Tony Scott’s 1993 film, from a screenplay by famed Elvis fan Quentin Tarantino (who even played an Elvis impersonator himself, on an episode of The Golden Girls), cooked up the novel notion of an Elvis who doesn’t need an excuse for still being alive, because he’s purely in our hero’s head. He doesn’t bear Elvis’s name; he’s credited merely as “Alter Ego,” turning up twice to advise Clarence (Christian Slater). We don’t even get a clear look at his face, so it’s almost impossible to tell that Val Kilmer (who previously played an Elvis-ish pop star in Top Secret!) is playing him. But between the flashy costume, the distinctive speaking voice, and the gold lamé suit, there’s no doubt who’s pushing young Clarence to go shoot Alabama’s pimp.
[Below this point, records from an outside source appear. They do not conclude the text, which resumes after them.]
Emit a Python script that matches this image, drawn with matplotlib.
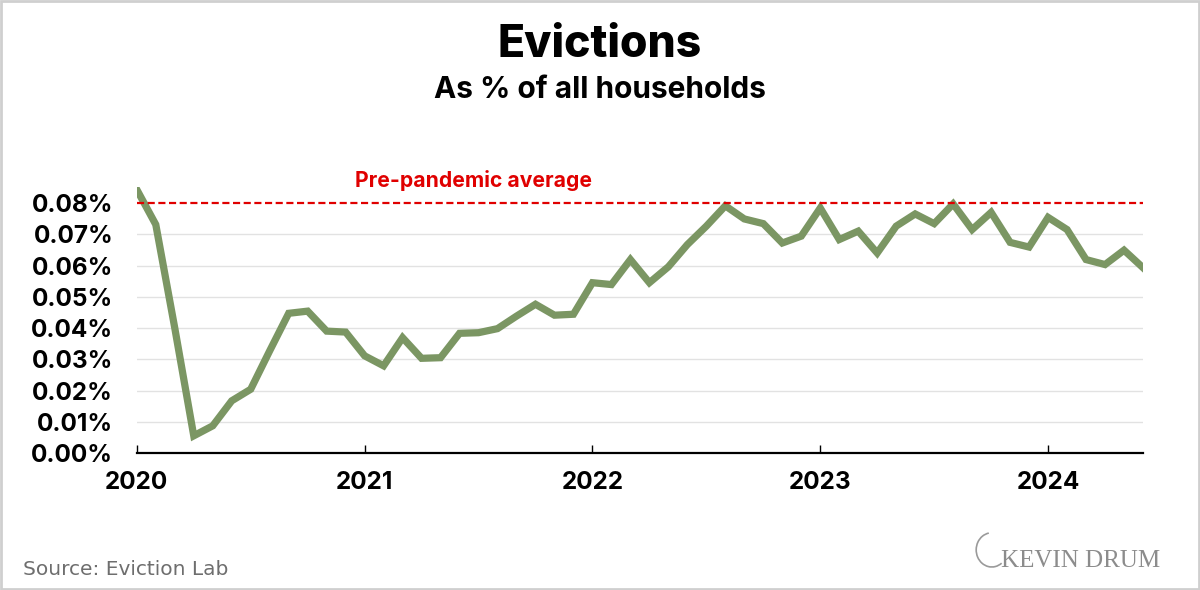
import numpy as np
import matplotlib
matplotlib.use("Agg")
import matplotlib.pyplot as plt
from matplotlib.patches import Arc, Rectangle

# monthly eviction filings as % of all households, Jan 2020 - Jun 2024
start_year = 2020
evictions = [0.0843, 0.0731, 0.0400, 0.0055, 0.0087, 0.0167, 0.0204, 0.0327, 0.0447, 0.0454,
             0.0390, 0.0387, 0.0311, 0.0279, 0.0369, 0.0303, 0.0305, 0.0383, 0.0385, 0.0398,
             0.0438, 0.0476, 0.0441, 0.0444, 0.0545, 0.0539, 0.0619, 0.0545, 0.0596, 0.0667,
             0.0726, 0.0791, 0.0749, 0.0734, 0.0672, 0.0694, 0.0784, 0.0683, 0.0710, 0.0640,
             0.0726, 0.0765, 0.0734, 0.0797, 0.0715, 0.0770, 0.0674, 0.0659, 0.0754, 0.0715,
             0.0619, 0.0603, 0.0649, 0.0593]
pre_pandemic_avg = 0.08
year_ticks = [2020, 2021, 2022, 2023, 2024]
y_ticks = [0.00, 0.01, 0.02, 0.03, 0.04, 0.05, 0.06, 0.07, 0.08]

x = start_year + np.arange(len(evictions)) / 12

FONT = "Inter"

fig = plt.figure(figsize=(12, 5.9), dpi=100)
ax = fig.add_axes([0.114, 0.2322, 0.8385, 0.4502])

ax.plot(x, evictions, color="#7b9663", lw=5.2, solid_joinstyle="miter", zorder=3)
ax.axhline(pre_pandemic_avg, color="#e00000", lw=1.6, ls=(0, (3.2, 1.6)), zorder=4)
ax.text(2021.48, 0.0871, "Pre-pandemic average", color="#e00000", ha="center", va="center",
        fontsize=15.2, fontweight="bold", family=FONT)

ax.set_xlim(x[0], x[-1])
ax.set_ylim(0, 0.085)
ax.set_yticks(y_ticks)
ax.set_yticklabels(["%.2f%%" % v for v in y_ticks], fontsize=17.5, fontweight="bold", family=FONT)
ax.set_xticks(year_ticks)
ax.set_xticklabels([str(y) for y in year_ticks], fontsize=17.5, fontweight="bold", family=FONT)
ax.tick_params(axis="y", length=0, pad=17)
ax.tick_params(axis="x", direction="in", length=6, width=1, pad=13)

for yv in y_ticks[1:-1]:
    ax.axhline(yv, color="#e2e2e2", lw=1, zorder=1)

for s in ["top", "right", "left"]:
    ax.spines[s].set_visible(False)
ax.spines["bottom"].set_linewidth(1.6)

fig.text(0.5, 0.904, "Evictions", ha="center", va="baseline", fontsize=32,
         fontweight="heavy", family=FONT)
fig.text(0.5, 0.8333, "As % of all households", ha="center", va="baseline", fontsize=21.5,
         fontweight="bold", family=FONT)
fig.text(0.019, 0.0254, "Source: Eviction Lab", ha="left", va="baseline", fontsize=14.5,
         color="#6e6e6e", family="DejaVu Sans")

# logo
fig.text(0.834, 0.0395, "KEVIN DRUM", ha="left", va="baseline", fontsize=18,
         color="#8c8c8c", family="Liberation Serif")
fig.patches.append(Arc((0.8265, 0.068), 0.026, 0.058, theta1=95, theta2=290,
                       transform=fig.transFigure, color="#9a9a9a", lw=1.2))

# light frame around the image
fig.patches.append(Rectangle((0.001, 0.002), 0.998, 0.996, transform=fig.transFigure,
                             fill=False, edgecolor="#cfcfcf", lw=2))

fig.savefig("out.png", dpi=100, facecolor="white")
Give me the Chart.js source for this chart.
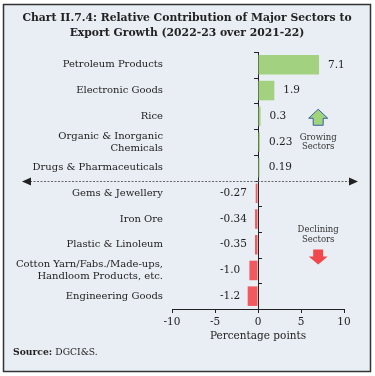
<!DOCTYPE html>
<html><head><meta charset="utf-8">
<script src="https://cdn.jsdelivr.net/npm/chart.js@4.4.1/dist/chart.umd.min.js"></script>
<style>html,body{margin:0;padding:0;background:#fff}#wrap{width:375px;height:376px;position:relative}</style>
</head><body><div id="wrap"><canvas id="c" width="375" height="376"></canvas></div>
<script>
const categories = [
  "Petroleum Products",
  "Electronic Goods",
  "Rice",
  ["Organic & Inorganic", "Chemicals"],
  "Drugs & Pharmaceuticals",
  "Gems & Jewellery",
  "Iron Ore",
  "Plastic & Linoleum",
  ["Cotton Yarn/Fabs./Made-ups,", "Handloom Products, etc."],
  "Engineering Goods"
];
const values = [7.1, 1.9, 0.3, 0.23, 0.19, -0.27, -0.34, -0.35, -1.0, -1.2];
const valueLabels = ["7.1", "1.9", "0.3", "0.23", "0.19", "-0.27", "-0.34", "-0.35", "-1.0", "-1.2"];
const xTicks = [-10, -5, 0, 5, 10];
const titleLines = ["Chart II.7.4: Relative Contribution of Major Sectors to", "Export Growth (2022-23 over 2021-22)"];

const SERIF = "'DejaVu Serif', serif";
const GREEN = '#a2d27f', RED = '#f05a5e', BG = '#e9eef4', TXT = '#222';

const decor = {
  id: 'decor',
  beforeDraw(chart) {
    const ctx = chart.ctx;
    ctx.save();
    ctx.fillStyle = '#fff';
    ctx.fillRect(0, 0, chart.width, chart.height);
    ctx.fillStyle = BG;
    ctx.fillRect(3, 4, 368, 368);
    ctx.strokeStyle = '#333';
    ctx.lineWidth = 1.5;
    ctx.strokeRect(3.5, 4.5, 367, 367);
    // title
    ctx.fillStyle = TXT;
    ctx.font = "bold 10.8px " + SERIF;
    ctx.textAlign = 'center';
    ctx.textBaseline = 'middle';
    ctx.fillText(titleLines[0], 187, 18);
    ctx.fillText(titleLines[1], 187, 33);
    // source
    ctx.textAlign = 'left';
    ctx.font = "bold 9.2px " + SERIF;
    const s = "Source: ";
    ctx.fillText(s, 13, 353);
    const w = ctx.measureText(s).width;
    ctx.font = "9.2px " + SERIF;
    ctx.fillText("DGCI&S.", 13 + w, 353);
    ctx.restore();
  },
  afterDatasetsDraw(chart) {
    const ctx = chart.ctx;
    const xs = chart.scales.x, ys = chart.scales.y;
    const zero = xs.getPixelForValue(0);
    ctx.save();
    // category tick marks on zero axis
    ctx.strokeStyle = '#222';
    ctx.lineWidth = 1;
    const half = (ys.getPixelForValue(1) - ys.getPixelForValue(0)) / 2;
    for (let i = 0; i <= categories.length; i++) {
      const y = Math.round(ys.getPixelForValue(i) - half) + 0.5;
      ctx.beginPath();
      if (i <= 5) { ctx.moveTo(zero - 4, y); ctx.lineTo(zero, y); }
      else { ctx.moveTo(zero, y); ctx.lineTo(zero + 4, y); }
      ctx.stroke();
    }
    // value labels
    ctx.font = "10.5px " + SERIF;
    ctx.fillStyle = TXT;
    ctx.textBaseline = 'middle';
    ctx.textAlign = 'left';
    values.forEach((v, i) => {
      const y = ys.getPixelForValue(i);
      if (v >= 0) {
        const end = xs.getPixelForValue(v);
        ctx.fillText(valueLabels[i], Math.max(end + 9, zero + 4), y);
      } else {
        ctx.fillText(valueLabels[i], zero - 38, y);
      }
    });
    // dashed divider with arrows
    const yd = Math.round(ys.getPixelForValue(4) + half) + 0.5;
    ctx.strokeStyle = '#666';
    ctx.setLineDash([2, 1.5]);
    ctx.beginPath();
    ctx.moveTo(30, yd); ctx.lineTo(350, yd);
    ctx.stroke();
    ctx.setLineDash([]);
    ctx.fillStyle = '#222';
    ctx.beginPath(); ctx.moveTo(22, yd); ctx.lineTo(31, yd - 4); ctx.lineTo(31, yd + 4); ctx.closePath(); ctx.fill();
    ctx.beginPath(); ctx.moveTo(358, yd); ctx.lineTo(349, yd - 4); ctx.lineTo(349, yd + 4); ctx.closePath(); ctx.fill();
    // growing arrow
    const ax = xs.getPixelForValue(7);
    const gy = ys.getPixelForValue(2);
    ctx.fillStyle = '#9fd47a';
    ctx.strokeStyle = '#3b5ea8';
    ctx.lineWidth = 1;
    ctx.beginPath();
    ctx.moveTo(ax, gy - 7);
    ctx.lineTo(ax + 9.5, gy + 2);
    ctx.lineTo(ax + 5, gy + 2);
    ctx.lineTo(ax + 5, gy + 9);
    ctx.lineTo(ax - 5, gy + 9);
    ctx.lineTo(ax - 5, gy + 2);
    ctx.lineTo(ax - 9.5, gy + 2);
    ctx.closePath();
    ctx.fill(); ctx.stroke();
    ctx.fillStyle = '#333';
    ctx.font = "8.5px " + SERIF;
    ctx.textAlign = 'center';
    const gt = ys.getPixelForValue(3);
    ctx.fillText("Growing", ax, gt - 4);
    ctx.fillText("Sectors", ax, gt + 5);
    // declining
    const dy = ys.getPixelForValue(6.5);
    ctx.fillText("Declining", ax, dy - 2);
    ctx.fillText("Sectors", ax, dy + 8);
    const ry = ys.getPixelForValue(7.5);
    ctx.fillStyle = '#f0484c';
    ctx.beginPath();
    ctx.moveTo(ax - 5, ry - 8);
    ctx.lineTo(ax + 5, ry - 8);
    ctx.lineTo(ax + 5, ry - 1);
    ctx.lineTo(ax + 9.5, ry - 1);
    ctx.lineTo(ax, ry + 7);
    ctx.lineTo(ax - 9.5, ry - 1);
    ctx.lineTo(ax - 5, ry - 1);
    ctx.closePath();
    ctx.fill();
    ctx.restore();
  }
};

new Chart(document.getElementById('c'), {
  type: 'bar',
  data: {
    labels: categories,
    datasets: [{
      data: values,
      backgroundColor: values.map(v => v >= 0 ? GREEN : RED),
      borderWidth: 0,
      barPercentage: 0.76,
      categoryPercentage: 1
    }]
  },
  options: {
    indexAxis: 'y',
    responsive: false,
    animation: false,
    devicePixelRatio: 1,
    layout: { padding: { top: 52, right: 31, left: 0, bottom: 33 } },
    plugins: { legend: { display: false }, tooltip: { enabled: false } },
    scales: {
      x: {
        min: -10, max: 10,
        afterBuildTicks(scale) { scale.ticks = xTicks.map(v => ({ value: v })); },
        afterFit(scale) { scale.height = 34; },
        grid: {
          drawOnChartArea: true,
          color: ctx => (ctx.tick && ctx.tick.value === 0) ? '#222' : 'rgba(0,0,0,0)',
          tickColor: '#222',
          tickLength: 4,
          lineWidth: 1
        },
        border: { display: true, color: '#222', width: 1 },
        ticks: { color: TXT, font: { family: SERIF, size: 10.5 }, padding: 3, maxRotation: 0 },
        title: { display: true, text: 'Percentage points', color: TXT, font: { family: SERIF, size: 10.5 }, padding: { top: 2, bottom: 0 } }
      },
      y: {
        afterFit(scale) { scale.width = 172; },
        grid: { display: false, drawTicks: false },
        border: { display: false },
        ticks: { color: TXT, font: { family: SERIF, size: 10, lineHeight: 1.2 }, padding: 9, autoSkip: false }
      }
    }
  },
  plugins: [decor]
});
</script>
</body></html>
And in yet another weird bit of circularity, Gary Oldman, who played that pimp, would re-team with Slater in the straight-to-video 2012 Tarantino rip-off Guns, Girls, and Gambling as… wait for it… an Elvis impersonator.

Mystery Train

The spirit of Elvis hovers over the entirety of this brilliant 1989 Jim Jarmusch effort, which tells a trio of stories set in a Memphis hotel. But the physical manifestation of that spirit only turns up once, and the backstory there is, well, peculiar. According to Greil Marcus’ brilliant 2000 Clinton-and-Elvis book Double Trouble, the ghost of Elvis—“probably the least convincing impersonation of Elvis ever captured on film” — was played by one Steve Jones, whose wife, Paula Jones, famously sued Bill Clinton for sexual harassment. “That Jones’s suite was dismissed deprived us of the spectacle of the trial,” Marcus writes, “with one Elvis righteously defending the honor of his wife against the depredations of another Elvis — but for that we are all better off.”

Bubba Ho-Tep

Any look at Elvis-inspired cinematic oddities would have to end here, with Don Coscarelli’s 2002 adaptation of Joe R. Lansdale’s novella, which proposes that the real Elvis never died at all; he switched places with an impersonator in the 1970s, and that impersonator was who died in 1977. The film catches up with Elvis (played, wonderfully, by Bruce Campbell) as a senior citizen, residing in a Texas retirement home, best buddies with a still-alive, black JFK (Ossie Davis), whom he joins to fight a reanimated Egyptian mummy. And as weirdo Elvis movie premises go, I can’t imagine anyone’s ever going to top that one — at least, until we finally get Bubba Nosferatu.